On Minnesota's first touchdown, one predicated on effectively mixing RB and flanker screens, Limegrover finds himself in a fairly standard position: 3rd and 1, with David Cobb going full danger man against the Wolverine front 7. The Gophers line up in 22 personnel, and everyone in Michigan Stadium expects Cobb to get the hand-off.
Naturally, Greg Mattison is going to run blitz this formation to death. Sweet blitz broheim:
Trouble is, this was as perfectly timed a call from an OC you'll find. The outside rusher doesn't contain, which could be a result of instruction in practice that Mitch Leidner would have limited mobility and, of course, that Minnesota rarely does play action bootlegs.
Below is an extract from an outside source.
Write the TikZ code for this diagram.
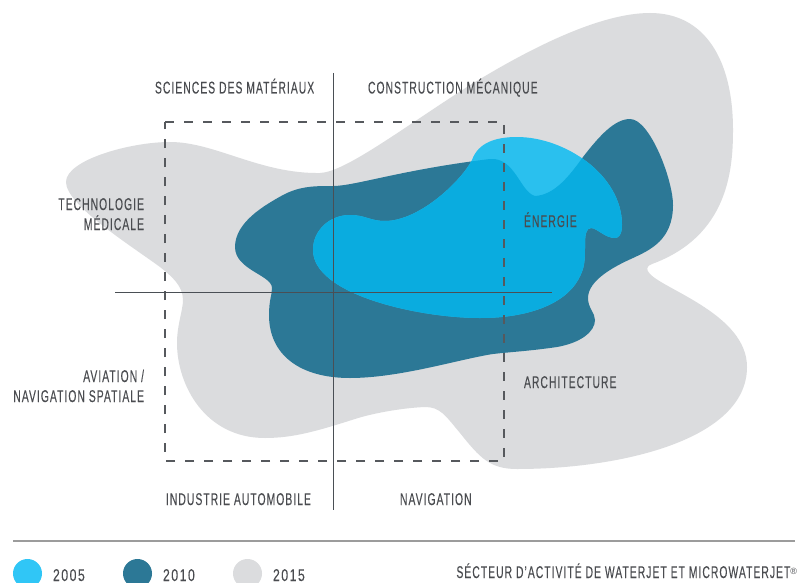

Isaac Fruechte clears the area by running into the end zone, taking his defender with him. The defenders responsible for the backside tight ends hesitate a bit on the PA fake, allowing Drew Goodger and Maxx Williams to get open on the post and drag.
Credit where credit is due, this was a masterful call by Matt Limegrover. Not only was everyone on the Michigan side fooled, but he had Goodger open in the end-zone if Mitch decided not to keep it himself. The entire drive was tendency breaking and constraint plays at the most critical of times (since Michigan had just taken a 7-0 lead), allowing the Gophers to answer and keep the game close. If nothing else, showing the ability to screen and run bootlegs will serve as counters to defensive edge pressures, which could in turn free up more effective zone reads.